◆ Goal ◆
Leave out the pictures, and write out exactly the lines from the beginning of the material to the line holding "for (var i = 0; i < values.length;", that line included, and nothing else.

◆ Dataset section ◆

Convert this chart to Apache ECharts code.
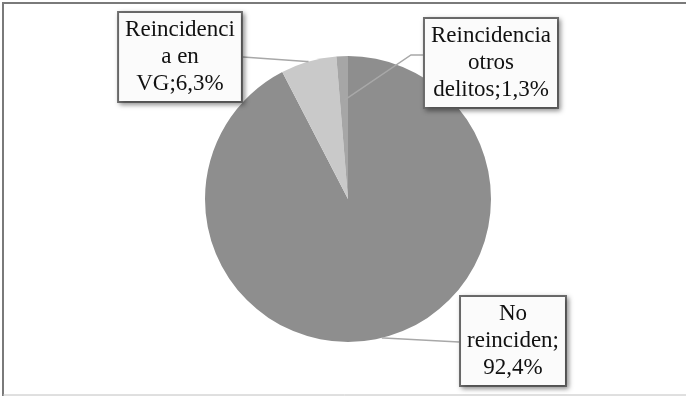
<!DOCTYPE html>
<html lang="es">
<head>
    <meta charset="UTF-8">
    <title>Reincidencia</title>
    <script src="https://cdn.jsdelivr.net/npm/echarts@6/dist/echarts.min.js"></script>
    <style>
        html, body { margin: 0; padding: 0; background: #fff; }
        #chart { width: 686px; height: 396px; }
    </style>
</head>
<body>
    <div id="chart"></div>
    <script>
        var categories = ['No reinciden', 'Reincidencia en VG', 'Reincidencia otros delitos'];
        var values = [92.4, 6.3, 1.3];
        var colors = ['#8e8e8e', '#c9c9c9', '#a6a6a6'];
        // text of each label as it is wrapped in the picture
        var labelTexts = [
            'No\nreinciden;\n92,4%',
            'Reincidenci\na en\nVG;6,3%',
            'Reincidencia\notros\ndelitos;1,3%'
        ];
        // where each label box sits (centre)
        var labelPos = [[513, 341], [180, 57], [491, 63]];

        var cx = 348, cy = 199, R = 143;

        var mychart = echarts.init(document.getElementById('chart'));

        var total = 0;
        for (var i = 0; i < values.length; i++) total += values[i];

        // point on a slice where its leader line starts (angle from data)
        function anchor(idx, r) {
            var start = 0;
            for (var k = 0; k < idx; k++) start += values[k];
            var mid = (start + values[idx] / 2) / total * 360;
            var a = (90 - mid) * Math.PI / 180;
            return [cx + r * Math.cos(a), cy - r * Math.sin(a)];
        }

        var slices = [], labelled = [];
        for (var i = 0; i < categories.length; i++) {
            slices.push({
                name: categories[i],
                value: values[i],
                itemStyle: { color: colors[i] }
            });
            labelled.push({
                name: categories[i],
                value: values[i],
                label: { formatter: labelTexts[i] }
            });
        }

        var option = {
            animation: false,
            graphic: [
                {
                    type: 'polyline',
                    shape: { points: [[3, 396], [3, 3], [686, 3]] },
                    style: { stroke: '#7a7a7a', lineWidth: 2, fill: null }
                },
                {
                    type: 'line',
                    shape: { x1: 3, y1: 395, x2: 686, y2: 395 },
                    style: { stroke: '#c0c0c0', lineWidth: 1 }
                }
            ],
            series: [{
                // the slices
                type: 'pie',
                z: 2,
                center: [cx, cy],
                radius: R,
                startAngle: 90,
                clockwise: true,
                silent: true,
                data: slices,
                label: { show: false },
                labelLine: { show: false }
            }, {
                // same pie, transparent, carrying labels and leader lines on top
                type: 'pie',
                z: 5,
                center: [cx, cy],
                radius: R,
                startAngle: 90,
                clockwise: true,
                silent: true,
                data: labelled,
                itemStyle: { color: 'rgba(0,0,0,0)' },
                label: {
                    show: true,
                    position: 'outside',
                    fontFamily: 'Liberation Serif',
                    fontSize: 23,
                    lineHeight: 27,
                    color: '#111',
                    align: 'center',
                    backgroundColor: '#fbfbfb',
                    borderColor: '#6e6e6e',
                    borderWidth: 2,
                    padding: [4, 6, 3, 6],
                    shadowColor: 'rgba(0,0,0,0.35)',
                    shadowBlur: 5,
                    shadowOffsetX: 2,
                    shadowOffsetY: 2
                },
                labelLine: {
                    show: true,
                    length: 20,
                    length2: 20,
                    lineStyle: { color: '#a8a8a8', width: 1.5 }
                },
                labelLayout: function (params) {
                    var i = params.dataIndex;
                    var p = labelPos[i];
                    var w = params.labelRect.width;
                    var pts;
                    if (i === 0) {
                        var a0 = anchor(0, R);
                        var e0 = [p[0] - w / 2, p[1] + 1];
                        pts = [a0, [a0[0] + 2, a0[1]], e0];
                    } else if (i === 1) {
                        var a1 = anchor(1, R);
                        var e1 = [p[0] + w / 2, p[1]];
                        pts = [a1, [a1[0] - 2, a1[1]], e1];
                    } else {
                        var a2 = anchor(2, R * 0.69);
                        var e2 = [p[0] - w / 2, p[1] - 8];
                        pts = [a2, [e2[0] - 12, e2[1]], e2];
                    }
                    return {
                        x: p[0],
                        y: p[1],
                        align: 'center',
                        verticalAlign: 'middle',
                        labelLinePoints: pts
                    };
                }
            }]
        };
        mychart.setOption(option);
    </script>
</body>
</html>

◆ Written response ◆
Convert this chart to Apache ECharts code.
<!DOCTYPE html>
<html lang="es">
<head>
    <meta charset="UTF-8">
    <title>Reincidencia</title>
    <script src="https://cdn.jsdelivr.net/npm/echarts@6/dist/echarts.min.js"></script>
    <style>
        html, body { margin: 0; padding: 0; background: #fff; }
        #chart { width: 686px; height: 396px; }
    </style>
</head>
<body>
    <div id="chart"></div>
    <script>
        var categories = ['No reinciden', 'Reincidencia en VG', 'Reincidencia otros delitos'];
        var values = [92.4, 6.3, 1.3];
        var colors = ['#8e8e8e', '#c9c9c9', '#a6a6a6'];
        // text of each label as it is wrapped in the picture
        var labelTexts = [
            'No\nreinciden;\n92,4%',
            'Reincidenci\na en\nVG;6,3%',
            'Reincidencia\notros\ndelitos;1,3%'
        ];
        // where each label box sits (centre)
        var labelPos = [[513, 341], [180, 57], [491, 63]];

        var cx = 348, cy = 199, R = 143;

        var mychart = echarts.init(document.getElementById('chart'));

        var total = 0;
        for (var i = 0; i < values.length; i++) total += values[i];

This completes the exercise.